Net inflows into equity mutual funds reached 28,973 crore rupees, led by midcap, smallcap, and flexicap funds, supporting the market against foreign selling.

Indian Equity Fund Inflows Rose 26 Percent in June as Domestic Savings Kept Buying

Inflows into Indian equity mutual funds climbed 26 percent in June to 28,973 crore rupees, with midcap, smallcap, and flexicap funds drawing the strongest investment while tax-saving and dividend-yield funds saw net outflows. The increase reflects the steady flow of domestic household savings still moving into stocks.
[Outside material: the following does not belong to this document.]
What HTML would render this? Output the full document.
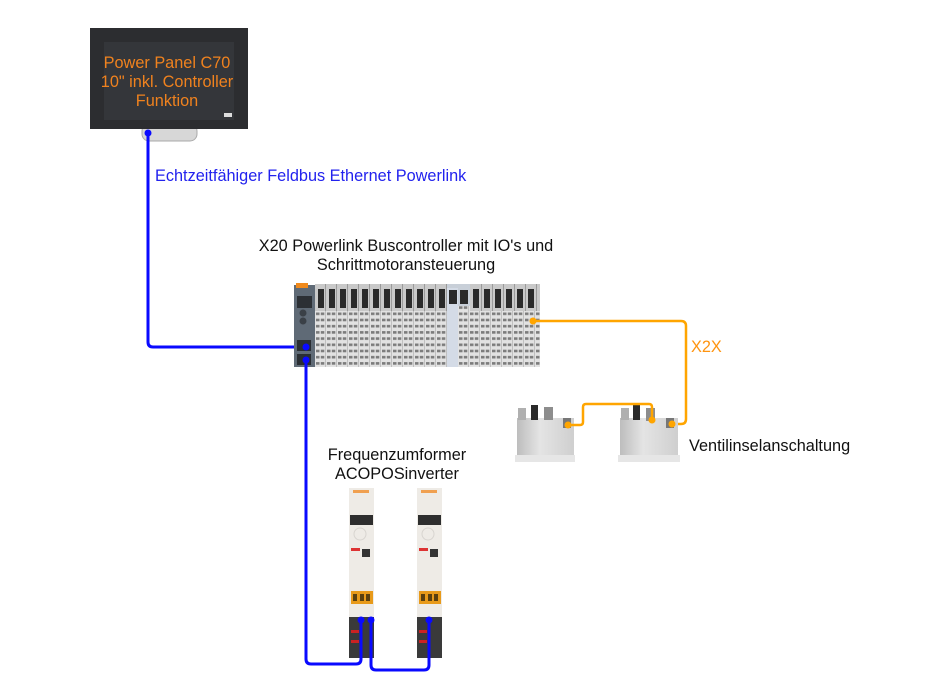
<!DOCTYPE html>
<html><head><meta charset="utf-8">
<style>
html,body{margin:0;padding:0;background:#fff;}
svg{display:block;}
text{font-family:"Liberation Sans",Arial,sans-serif;}
</style></head>
<body>
<svg width="951" height="697" viewBox="0 0 951 697" xmlns="http://www.w3.org/2000/svg">
<defs>
  <pattern id="term" x="315" y="311" width="11" height="6.2" patternUnits="userSpaceOnUse">
    <rect width="11" height="6.2" fill="#e2e2e2"/>
    <rect x="1" y="1.5" width="3.5" height="2.6" fill="#7c7c7c"/>
    <rect x="5.8" y="1.5" width="3.5" height="2.6" fill="#7c7c7c"/>
    <rect x="10.2" y="0" width="0.8" height="6.2" fill="#b8b8b8"/>
  </pattern>
  <linearGradient id="metal" x1="0" y1="0" x2="1" y2="0">
    <stop offset="0" stop-color="#bdbdbd"/>
    <stop offset="0.4" stop-color="#e4e4e4"/>
    <stop offset="1" stop-color="#cfcfcf"/>
  </linearGradient>
</defs>

<!-- Power Panel -->
<rect x="142" y="124" width="55" height="17" rx="7" fill="#d7d7d7" stroke="#aaa" stroke-width="1"/>
<rect x="90" y="28" width="158" height="101" fill="#2c2d30"/>
<rect x="104" y="42" width="130" height="78" fill="#34363a"/>
<rect x="224" y="113" width="8" height="4" fill="#ddd"/>
<text x="167" y="68" font-size="16.3" fill="#f0821e" text-anchor="middle">Power Panel C70</text>
<text x="167" y="87" font-size="16.3" fill="#f0821e" text-anchor="middle">10" inkl. Controller</text>
<text x="167" y="106" font-size="16.3" fill="#f0821e" text-anchor="middle">Funktion</text>

<!-- blue bus line 1 -->
<path d="M148,133 L148,342 Q148,347 153,347 L306,347" fill="none" stroke="#0a0aff" stroke-width="3"/>
<circle cx="148" cy="133" r="3.5" fill="#0a0aff"/>
<text x="155" y="181" font-size="16.3" fill="#2222ee">Echtzeitfähiger Feldbus Ethernet Powerlink</text>

<!-- X20 label -->
<text x="406" y="251" font-size="16.3" fill="#111" text-anchor="middle">X20 Powerlink Buscontroller mit IO's und</text>
<text x="406" y="270" font-size="16.3" fill="#111" text-anchor="middle">Schrittmotoransteuerung</text>

<!-- X20 modules -->
<rect x="315" y="311" width="225" height="56" fill="url(#term)"/>
<g fill="#c9c9c9">
  <rect x="315" y="284" width="132" height="27"/>
  <rect x="470" y="284" width="70" height="27"/>
</g>
<g fill="#2a2a2a">
  <rect x="318" y="289" width="6" height="19"/><rect x="329" y="289" width="6" height="19"/><rect x="340" y="289" width="6" height="19"/>
  <rect x="351" y="289" width="6" height="19"/><rect x="362" y="289" width="6" height="19"/><rect x="373" y="289" width="6" height="19"/>
  <rect x="384" y="289" width="6" height="19"/><rect x="395" y="289" width="6" height="19"/><rect x="406" y="289" width="6" height="19"/>
  <rect x="417" y="289" width="6" height="19"/><rect x="428" y="289" width="6" height="19"/><rect x="439" y="289" width="6" height="19"/>
  <rect x="473" y="289" width="6" height="19"/><rect x="484" y="289" width="6" height="19"/><rect x="495" y="289" width="6" height="19"/>
  <rect x="506" y="289" width="6" height="19"/><rect x="517" y="289" width="6" height="19"/><rect x="528" y="289" width="6" height="19"/>
</g>
<g fill="#9a9a9a">
  <rect x="325" y="284" width="1" height="27"/><rect x="336" y="284" width="1" height="27"/><rect x="347" y="284" width="1" height="27"/>
  <rect x="358" y="284" width="1" height="27"/><rect x="369" y="284" width="1" height="27"/><rect x="380" y="284" width="1" height="27"/>
  <rect x="391" y="284" width="1" height="27"/><rect x="402" y="284" width="1" height="27"/><rect x="413" y="284" width="1" height="27"/>
  <rect x="424" y="284" width="1" height="27"/><rect x="435" y="284" width="1" height="27"/><rect x="446" y="284" width="1" height="27"/>
  <rect x="481" y="284" width="1" height="27"/><rect x="492" y="284" width="1" height="27"/><rect x="503" y="284" width="1" height="27"/>
  <rect x="514" y="284" width="1" height="27"/><rect x="525" y="284" width="1" height="27"/><rect x="536" y="284" width="1" height="27"/>
</g>
<!-- special module -->
<rect x="447" y="284" width="23" height="83" fill="#c8cfd8"/>
<rect x="447" y="288" width="11" height="79" fill="#d4dbe6"/>
<rect x="449" y="290" width="8" height="14" fill="#2a2a2a"/>
<rect x="460" y="290" width="8" height="14" fill="#2a2a2a"/>
<rect x="458" y="306" width="12" height="61" fill="url(#term)"/>
<!-- bus controller -->
<rect x="294" y="285" width="21" height="82" fill="#5f6a76"/>
<rect x="296" y="283" width="12" height="5" fill="#f08a1c"/>
<rect x="297" y="296" width="15" height="12" fill="#2c3035"/>
<circle cx="303" cy="313" r="3.5" fill="#3a4047"/>
<circle cx="303" cy="321" r="3.5" fill="#3a4047"/>
<rect x="297" y="340" width="14" height="11" fill="#2a2e33"/>
<rect x="297" y="354" width="14" height="11" fill="#2a2e33"/>

<!-- orange X2X line -->
<path d="M533,321 L681,321 Q686,321 686,326 L686,419 Q686,424 681,424 L672,424" fill="none" stroke="#ffa500" stroke-width="2.5"/>
<circle cx="533" cy="321" r="3.5" fill="#ffa500"/>
<text x="691" y="352" font-size="16.3" fill="#ff9410">X2X</text>

<!-- Valve terminals -->
<g>
  <rect x="517" y="418" width="57" height="38" fill="url(#metal)"/>
  <rect x="515" y="455" width="60" height="7" fill="#e6e6e6"/>
  <rect x="518" y="408" width="8" height="12" fill="#b0b0b0"/>
  <rect x="531" y="405" width="7" height="15" fill="#2b2b2b"/>
  <rect x="544" y="407" width="9" height="13" fill="#8d8d8d"/>
  <rect x="563" y="418" width="8" height="10" fill="#777"/>
</g>
<g>
  <rect x="620" y="418" width="58" height="38" fill="url(#metal)"/>
  <rect x="618" y="455" width="62" height="7" fill="#e6e6e6"/>
  <rect x="621" y="408" width="8" height="12" fill="#b0b0b0"/>
  <rect x="633" y="405" width="7" height="15" fill="#2b2b2b"/>
  <rect x="646" y="408" width="9" height="13" fill="#8d8d8d"/>
  <rect x="666" y="418" width="8" height="10" fill="#777"/>
</g>
<path d="M568,425 L580,425 Q583,425 583,422 L583,407 Q583,404 586,404 L649,404 Q652,404 652,407 L652,420" fill="none" stroke="#ffa500" stroke-width="2.5"/>
<circle cx="568" cy="425" r="3.5" fill="#ffa500"/>
<circle cx="652" cy="420" r="3.5" fill="#ffa500"/>
<circle cx="672" cy="424" r="3.5" fill="#ffa500"/>
<text x="689" y="451" font-size="16.3" fill="#111">Ventilinselanschaltung</text>

<!-- Inverter label -->
<text x="397" y="460" font-size="16.3" fill="#111" text-anchor="middle">Frequenzumformer</text>
<text x="397" y="479" font-size="16.3" fill="#111" text-anchor="middle">ACOPOSinverter</text>

<!-- Inverters -->
<g>
  <rect x="349" y="488" width="25" height="170" fill="#eeebe6"/>
  <rect x="353" y="490" width="16" height="3" fill="#f0a050"/>
  <rect x="350" y="515" width="23" height="10" fill="#2e2e2e"/>
  <circle cx="360" cy="534" r="6" fill="none" stroke="#d8d5d0" stroke-width="1"/>
  <rect x="351" y="548" width="9" height="3" fill="#d33"/>
  <rect x="362" y="549" width="8" height="8" fill="#333"/>
  <rect x="351" y="591" width="22" height="13" fill="#e89a1a"/>
  <rect x="353" y="594" width="4" height="7" fill="#5a4010"/>
  <rect x="360" y="594" width="4" height="7" fill="#5a4010"/>
  <rect x="366" y="594" width="4" height="7" fill="#5a4010"/>
  <rect x="349" y="617" width="25" height="41" fill="#3a3a3a"/>
  <rect x="351" y="630" width="8" height="3" fill="#c22"/>
  <rect x="351" y="640" width="8" height="3" fill="#c22"/>
</g>
<g>
  <rect x="417" y="488" width="25" height="170" fill="#eeebe6"/>
  <rect x="421" y="490" width="16" height="3" fill="#f0a050"/>
  <rect x="418" y="515" width="23" height="10" fill="#2e2e2e"/>
  <circle cx="428" cy="534" r="6" fill="none" stroke="#d8d5d0" stroke-width="1"/>
  <rect x="419" y="548" width="9" height="3" fill="#d33"/>
  <rect x="430" y="549" width="8" height="8" fill="#333"/>
  <rect x="419" y="591" width="22" height="13" fill="#e89a1a"/>
  <rect x="421" y="594" width="4" height="7" fill="#5a4010"/>
  <rect x="428" y="594" width="4" height="7" fill="#5a4010"/>
  <rect x="434" y="594" width="4" height="7" fill="#5a4010"/>
  <rect x="417" y="617" width="25" height="41" fill="#3a3a3a"/>
  <rect x="419" y="630" width="8" height="3" fill="#c22"/>
  <rect x="419" y="640" width="8" height="3" fill="#c22"/>
</g>

<!-- blue bus line 2 -->
<path d="M306,360 L306,659 Q306,664 311,664 L356,664 Q361,664 361,659 L361,620" fill="none" stroke="#0a0aff" stroke-width="3"/>
<path d="M371,620 L371,665 Q371,670 376,670 L424,670 Q429,670 429,665 L429,620" fill="none" stroke="#0a0aff" stroke-width="3"/>
<circle cx="306" cy="347" r="3.5" fill="#0a0aff"/>
<circle cx="306" cy="360" r="3.5" fill="#0a0aff"/>
<circle cx="361" cy="620" r="3.5" fill="#0a0aff"/>
<circle cx="371" cy="620" r="3.5" fill="#0a0aff"/>
<circle cx="429" cy="620" r="3.5" fill="#0a0aff"/>
</svg>
</body></html>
That domestic demand is having a visible effect. Even as the benchmark Sensex ended the week lower, 10 stocks rose in all five trading sessions, delivering gains of up to 20 percent, a sign that selective buying persisted through a weak week. New share issuance is also increasing, with a large mutual-fund company preparing an 11,600 crore rupee public offering that will test appetite for asset-management stocks.
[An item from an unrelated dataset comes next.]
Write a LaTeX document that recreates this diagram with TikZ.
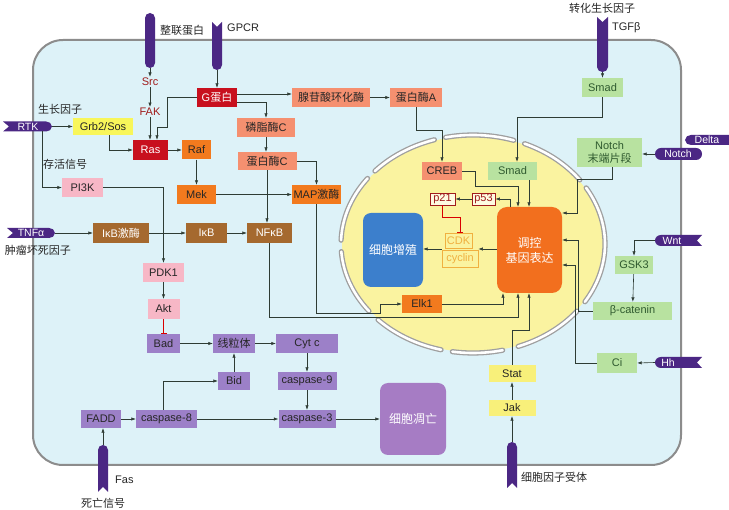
\documentclass[tikz,border=0pt]{standalone}
\usepackage{fontspec}
\setmainfont{Liberation Sans}
\newfontfamily\cjk{Noto Sans CJK SC}
\usetikzlibrary{arrows.meta}
\definecolor{cellbg}{HTML}{DDF2F8}
\definecolor{cellbd}{HTML}{8C8C8C}
\definecolor{nucbg}{HTML}{FAF3A0}
\definecolor{recp}{HTML}{4B2784}
\definecolor{redbx}{HTML}{C8101E}
\definecolor{salm}{HTML}{F59070}
\definecolor{orng}{HTML}{F27A1E}
\definecolor{brwn}{HTML}{A5692F}
\definecolor{pnk}{HTML}{F7B7C6}
\definecolor{purp}{HTML}{9C80C8}
\definecolor{grn}{HTML}{B8E2A0}
\definecolor{grntx}{HTML}{2F5A2F}
\definecolor{ylw}{HTML}{F8F65A}
\definecolor{lylw}{HTML}{F8F07A}
\definecolor{ln}{HTML}{2E3C34}
\definecolor{dred}{HTML}{A01C1C}
\definecolor{cdkc}{HTML}{F0B040}
\definecolor{regc}{HTML}{F26F1E}
\definecolor{proc}{HTML}{3C7FCC}
\definecolor{apoc}{HTML}{A67CC4}
\begin{document}
\begin{tikzpicture}[x=1pt,y=-1pt,
  box/.style={inner sep=0pt, font=\fontsize{11}{12.5}\selectfont, text=black!85, align=center},
  lbl/.style={inner sep=1pt, font=\fontsize{11}{12.5}\selectfont, text=black!85},
  rtxt/.style={inner sep=0pt, font=\fontsize{10.5}{12}\selectfont, text=white},
  ar/.style={draw=ln, line width=0.6pt, -{Latex[length=4.5pt,width=3.4pt]}},
  inh/.style={draw=red!85!black, line width=0.9pt, -{Bar[width=6pt]}},
  mem/.style={draw=gray!75, line width=1.3pt, double=white, double distance=2.6pt, line cap=round},
  recep/.style={fill=recp}]
\fill[white] (0,0) rectangle (729,510);
\useasboundingbox (0,0) rectangle (729,510);
% cell
\draw[cellbd, line width=2pt, fill=cellbg, rounded corners=30pt] (33,40) rectangle (681,465);
% nucleus
\fill[nucbg] (473,244) ellipse [x radius=131pt, y radius=108pt];
\foreach \a/\b in {-32/31, 36/67, 72/102, 107/138, 143/178, 184/218, 224/256, 261/283, 290/322}{
  \draw[mem] plot[domain=\a:\b, samples=30] ({473+132*cos(\x)},{244-109*sin(\x)});
}
% receptors
\fill[recep, rounded corners=5pt] (145,13) rectangle (155,68);
\coordinate (intg) at (150,68);
\fill[recep] (212,22) -- (217,27) -- (222,22) -- (222,65) to[out=-90,in=0] (217,70) to[out=180,in=-90] (212,65) -- cycle;
\coordinate (gpcr) at (217,70);
\fill[recep] (597,17) -- (602.5,22) -- (608,17) -- (608,67) to[out=-90,in=0] (602.5,72) to[out=180,in=-90] (597,67) -- cycle;
\coordinate (tgf) at (602.5,72);
\fill[recep] (3,121.5) -- (9,126.5) -- (3,131.5) -- (46,131.5) to[out=0,in=-90] (52,126.5) to[out=90,in=0] (46,121.5) -- cycle;
\node[rtxt] (rtkt) at (28,126.5) {RTK};
\coordinate (rtk) at (52,126.5);
\coordinate (rtkb) at (42,131.5);
\fill[recep] (7,228) -- (13,233) -- (7,238) -- (49,238) to[out=0,in=-90] (55,233) to[out=90,in=0] (49,228) -- cycle;
\node[rtxt] (tnft) at (31,233) {TNFα};
\coordinate (tnf) at (55,233);
\fill[recep] (691,135) -- (729,135) -- (729,145) -- (691,145) to[out=180,in=-90] (685,140) to[out=90,in=180] (691,135);
\node[rtxt] (deltat) at (707,140) {Delta};
\fill[recep] (661,148) -- (696,148) to[out=0,in=90] (702,154) to[out=-90,in=0] (696,160) -- (661,160) to[out=180,in=-90] (655,154) to[out=90,in=180] (661,148);
\node[rtxt] (notcht) at (678,154) {Notch};
\coordinate (notch) at (655,154);
\fill[recep] (661,235) -- (702,235) -- (697,240.5) -- (702,246) -- (661,246) to[out=180,in=-90] (655,240.5) to[out=90,in=180] (661,235);
\node[rtxt] (wntt) at (672,240.5) {Wnt};
\coordinate (wnt) at (655,240.5);
\fill[recep] (661,357) -- (702,357) -- (697,362.5) -- (702,368) -- (661,368) to[out=180,in=-90] (655,362.5) to[out=90,in=180] (661,357);
\node[rtxt] (hht) at (668,362.5) {Hh};
\coordinate (hh) at (655,362.5);
\fill[recep] (98,492) -- (103,487) -- (108,492) -- (108,450) to[out=90,in=0] (103,445) to[out=180,in=90] (98,450) -- cycle;
\coordinate (fas) at (103,445);
\fill[recep] (507,488) -- (512,483) -- (517,488) -- (517,447) to[out=90,in=0] (512,442) to[out=180,in=90] (507,447) -- cycle;
\coordinate (cyto) at (512,442);
% labels
\node[lbl,anchor=west] (l1) at (159,30) {\cjk 整联蛋白};
\node[lbl,anchor=west] (l2) at (226,28) {GPCR};
\node[lbl] (l3) at (602,8) {\cjk 转化生长因子};
\node[lbl,anchor=west] (l4) at (611,28) {TGFβ};
\node[lbl] (l5) at (60,109) {\cjk 生长因子};
\node[lbl,anchor=west] (l6) at (42,164) {\cjk 存活信号};
\node[lbl] (l7) at (38,250) {\cjk 肿瘤坏死因子};
\node[lbl] (l8) at (103,503) {\cjk 死亡信号};
\node[lbl,anchor=west] (l9) at (114,480) {Fas};
\node[lbl,anchor=west] (l10) at (520,477) {\cjk 细胞因子受体};
\node[box,text=dred,inner sep=1pt] (src) at (150,82) {Src};
\node[box,text=dred,inner sep=1pt] (fak) at (150,112) {FAK};
% boxes
\node[box,fill=ylw,minimum width=60pt,minimum height=17pt] (grb) at (103,126.5) {Grb2/Sos};
\node[box,fill=redbx,text=white,minimum width=35pt,minimum height=20pt] (ras) at (150.5,150) {Ras};
\node[box,fill=orng,minimum width=29pt,minimum height=19pt] (raf) at (196.5,150) {Raf};
\node[box,fill=redbx,text=white,minimum width=40pt,minimum height=19pt] (gprot) at (217,97.5) {G{\cjk 蛋白}};
\node[box,fill=salm,minimum width=78pt,minimum height=19pt] (ac) at (331,97.5) {\cjk 腺苷酸环化酶};
\node[box,fill=salm,minimum width=52pt,minimum height=19pt] (pka) at (416,97.5) {{\cjk 蛋白酶}A};
\node[box,fill=salm,minimum width=58pt,minimum height=19pt] (plc) at (266,127.5) {{\cjk 磷脂酶}C};
\node[box,fill=salm,minimum width=59pt,minimum height=18pt] (pkc) at (267,161) {{\cjk 蛋白酶}C};
\node[box,fill=orng,minimum width=39pt,minimum height=19pt] (mek) at (196.5,194.5) {Mek};
\node[box,fill=orng,minimum width=49pt,minimum height=19pt] (map) at (316.5,194.5) {MAP{\cjk 激酶}};
\node[box,fill=pnk,minimum width=41pt,minimum height=19pt] (pi3k) at (82.5,187.5) {PI3K};
\node[box,fill=brwn,text=white,minimum width=56pt,minimum height=20pt] (ikk) at (121,233) {IκB{\cjk 激酶}};
\node[box,fill=brwn,text=white,minimum width=41pt,minimum height=20pt] (ikb) at (206.5,233) {IκB};
\node[box,fill=brwn,text=white,minimum width=45pt,minimum height=20pt] (nfkb) at (269.5,233) {NFκB};
\node[box,fill=pnk,minimum width=41pt,minimum height=19pt] (pdk1) at (163.5,272.5) {PDK1};
\node[box,fill=pnk,minimum width=32pt,minimum height=20pt] (akt) at (163.5,309) {Akt};
\node[box,fill=purp,minimum width=33pt,minimum height=19pt] (bad) at (163.5,343.5) {Bad};
\node[box,fill=purp,minimum width=42pt,minimum height=19pt] (mito) at (234,343.5) {\cjk 线粒体};
\node[box,fill=purp,minimum width=62pt,minimum height=19pt] (cytc) at (307,343.5) {Cyt c};
\node[box,fill=purp,minimum width=32pt,minimum height=18pt] (bid) at (234,381) {Bid};
\node[box,fill=purp,minimum width=59pt,minimum height=18pt] (casp9) at (307,381) {caspase-9};
\node[box,fill=purp,minimum width=40pt,minimum height=18pt] (fadd) at (101,419) {FADD};
\node[box,fill=purp,minimum width=61pt,minimum height=18pt] (casp8) at (166.5,419) {caspase-8};
\node[box,fill=purp,minimum width=57pt,minimum height=18pt] (casp3) at (307,419) {caspase-3};
\node[box,fill=apoc,text=white,rounded corners=8pt,minimum width=66pt,minimum height=72pt,font=\fontsize{12}{13}\selectfont] (apop) at (413,419) {\cjk 细胞凋亡};
\node[box,fill=salm,minimum width=40pt,minimum height=18pt] (creb) at (442,171) {CREB};
\node[box,fill=grn,text=grntx,minimum width=49pt,minimum height=18pt] (smad2) at (512.5,171) {Smad};
\node[box,draw=dred,line width=0.9pt,fill=white!70!nucbg,text=dred,minimum width=25pt,minimum height=12pt] (p21) at (442.5,199) {p21};
\node[box,draw=dred,line width=0.9pt,fill=white!70!nucbg,text=dred,minimum width=23pt,minimum height=12pt] (p53) at (483.5,199) {p53};
\node[box,fill=regc,text=white,rounded corners=10pt,minimum width=65pt,minimum height=86pt,font=\fontsize{12}{15}\selectfont] (reg) at (529.5,250) {\cjk 调控\\\cjk 基因表达};
\node[box,fill=proc,text=white,rounded corners=8pt,minimum width=60pt,minimum height=74pt,font=\fontsize{12}{13}\selectfont] (prolif) at (393,250) {\cjk 细胞增殖};
\node[box,draw=cdkc,line width=0.8pt,text=cdkc,minimum width=27pt,minimum height=15pt] (cdk) at (458.5,241) {CDK};
\node[box,draw=cdkc,line width=0.8pt,text=cdkc,minimum width=36pt,minimum height=17pt] (cyclin) at (460,258.5) {cyclin};
\node[box,fill=orng,minimum width=40pt,minimum height=18pt] (elk1) at (422,304) {Elk1};
\node[box,fill=grn,text=grntx,minimum width=41pt,minimum height=19pt] (smad1) at (602.5,87.5) {Smad};
\node[box,fill=grn,text=grntx,minimum width=65pt,minimum height=29pt,font=\fontsize{11}{13.5}\selectfont] (notchf) at (609.5,152.5) {Notch\\{\cjk 末端片段}};
\node[box,fill=grn,text=grntx,minimum width=38pt,minimum height=18pt] (gsk3) at (634,265) {GSK3};
\node[box,fill=grn,text=grntx,minimum width=79pt,minimum height=18pt] (bcat) at (632.5,311) {β-catenin};
\node[box,fill=grn,text=grntx,minimum width=40pt,minimum height=20pt] (ci) at (617,363) {Ci};
\node[box,fill=lylw,minimum width=47pt,minimum height=17pt] (stat) at (512,373.5) {Stat};
\node[box,fill=lylw,minimum width=47pt,minimum height=16pt] (jak) at (512,408) {Jak};
% connectors
\draw[ar] (intg) -- (src.north);
\draw[ar] (src.south) -- (fak.north);
\draw[ar] (fak.south) -- (fak.south |- ras.north);
\draw[ar] (gpcr) -- (gprot.north);
\draw[ar] (gprot.west) -- (167,97.5) -- (167,127) -- (157,127) -- (157,0 |- ras.north);
\draw[ar] (rtk) -- (grb.west);
\draw[ar] (109,0 |- grb.south) -- (109,150) -- (ras.west);
\draw[ar] (ras.east) -- (raf.west);
\draw[ar] (rtkb) -- (42,187.5) -- (pi3k.west);
\draw[ar] ([yshift=3.5pt]gprot.east) -- ([yshift=3.5pt]gprot.east -| ac.west);
\draw[ar] ([yshift=-4.5pt]gprot.east) -| (plc.north);
\draw[ar] (ac) -- (pka);
\draw[ar] (pka.south) -- (416,130) -| (creb.north);
\draw[ar] (plc.south) -- (plc.south |- pkc.north);
\draw[ar] (pkc.east) -| (map.north);
\draw[ar] (pkc.south) -- (pkc.south |- nfkb.north);
\draw[ar] (raf.south) -- (raf.south |- mek.north);
\draw[ar] (mek) -- (map);
\draw[ar] (pi3k.east) -| (pdk1.north);
\draw[ar] (tnf) -- (ikk.west);
\draw[ar] (ikk) -- (ikb);
\draw[ar] (ikb) -- (nfkb);
\draw[ar] (pdk1) -- (akt);
\draw[inh] (akt) -- (bad);
\draw[ar] (bad) -- (mito);
\draw[ar] (mito) -- (cytc);
\draw[ar] (cytc) -- (casp9);
\draw[ar] (casp9) -- (casp3);
\draw[ar] (bid) -- (mito);
\draw[ar] (fas) -- (fas |- fadd.south);
\draw[ar] (fadd) -- (casp8);
\draw[ar] (163,0 |- casp8.north) |- (bid.west);
\draw[ar] (casp8) -- (casp3);
\draw[ar] (casp3) -- (apop);
\draw[ar] (map.south) -- (316.5,313) -- (380,313) -- (380,0 |- elk1.west) -- (elk1.west);
\draw[ar] (nfkb.south) -- (269.5,317) -- (518,317) -- (518,0 |- reg.south);
\draw[ar] (elk1.east) -- (503,0 |- elk1.east) -- (503,0 |- reg.south);
\draw[ar] (stat.north) -- (512,330) -- (529,330) -- (529,0 |- reg.south);
\draw[ar] (jak) -- (stat);
\draw[ar] (cyto) -- (jak.south);
\draw[ar] (tgf) -- (smad1.north);
\draw[ar] (smad1.south) -- (602.5,117) -- (517,117) -- (517,0 |- smad2.north);
\draw[ar] (529,0 |- smad2.south) -- (529,0 |- reg.north);
\draw[ar] (creb.east) -- (475,171) -- (475,186) -- (518,186) -- (518,0 |- reg.north);
\draw[ar] (510,0 |- reg.north) -- (510,199) -- (p53.east);
\draw[ar] (p53) -- (p21);
\draw[inh] (p21.south) -- (442.5,217) -- (460,217) -- (460,0 |- cdk.north);
\draw[ar] (reg.west |- 0,249) -- (cyclin.east |- 0,249);
\draw[ar] (cyclin.west |- 0,249) -- (prolif.east |- 0,249);
\draw[ar] (612,0 |- notchf.south) -- (612,179) -- (577,179) -- (577,213) -- (reg.east |- 0,213);
\draw[ar] (notch) -- (notchf.east |- notch);
\draw[ar] (wnt) -| (gsk3.north);
\draw[ar] (gsk3) -- (bcat);
\draw[ar] (bcat.west) -- (578,311) -- (578,240) -- (reg.east |- 0,240);
\draw[ar] (hh) -- (ci.east);
\draw[ar] (ci.west) -- (575,363) -- (575,265) -- (reg.east |- 0,265);
\end{tikzpicture}
\end{document}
The structural feature underneath is automatic monthly investment by Indian households, much of it through recurring plans that buy regardless of the market's direction. That flow provides a base of demand that partly insulates Indian equities from the fluctuations of foreign portfolio investment.

Part of a tracked trend

India's Domestic Flows Cushion Its Market

A structural, automated stream of Indian household savings into equities keeps supporting valuations and new issuance through cycles, partly insulating the market from foreign outflows.

What this means

The mechanism is a recurring, automated stream of household savings into equities that supplies steady demand independent of foreign flows, so Indian valuations and new issuance stay supported even when overseas investors sell or global sentiment turns away from risk. The beneficiaries are domestic asset managers and the companies raising capital. The vulnerability is that the same retail flow, concentrated in midcap and smallcap funds, could reverse quickly if domestic sentiment turns, which would remove that support at the moment it is most needed.

What to watch

  • The monthly figures for systematic investment plans, the recurring automatic fund purchases Indian households make, the clearest gauge of whether domestic demand is holding or fading.
  • The reception for the large asset-management public offering, which will show how much appetite exists for new equity supply.
  • Foreign portfolio flows into and out of Indian stocks, since heavy foreign selling would test how much support the domestic flow really provides.

Observations to monitor, not financial advice.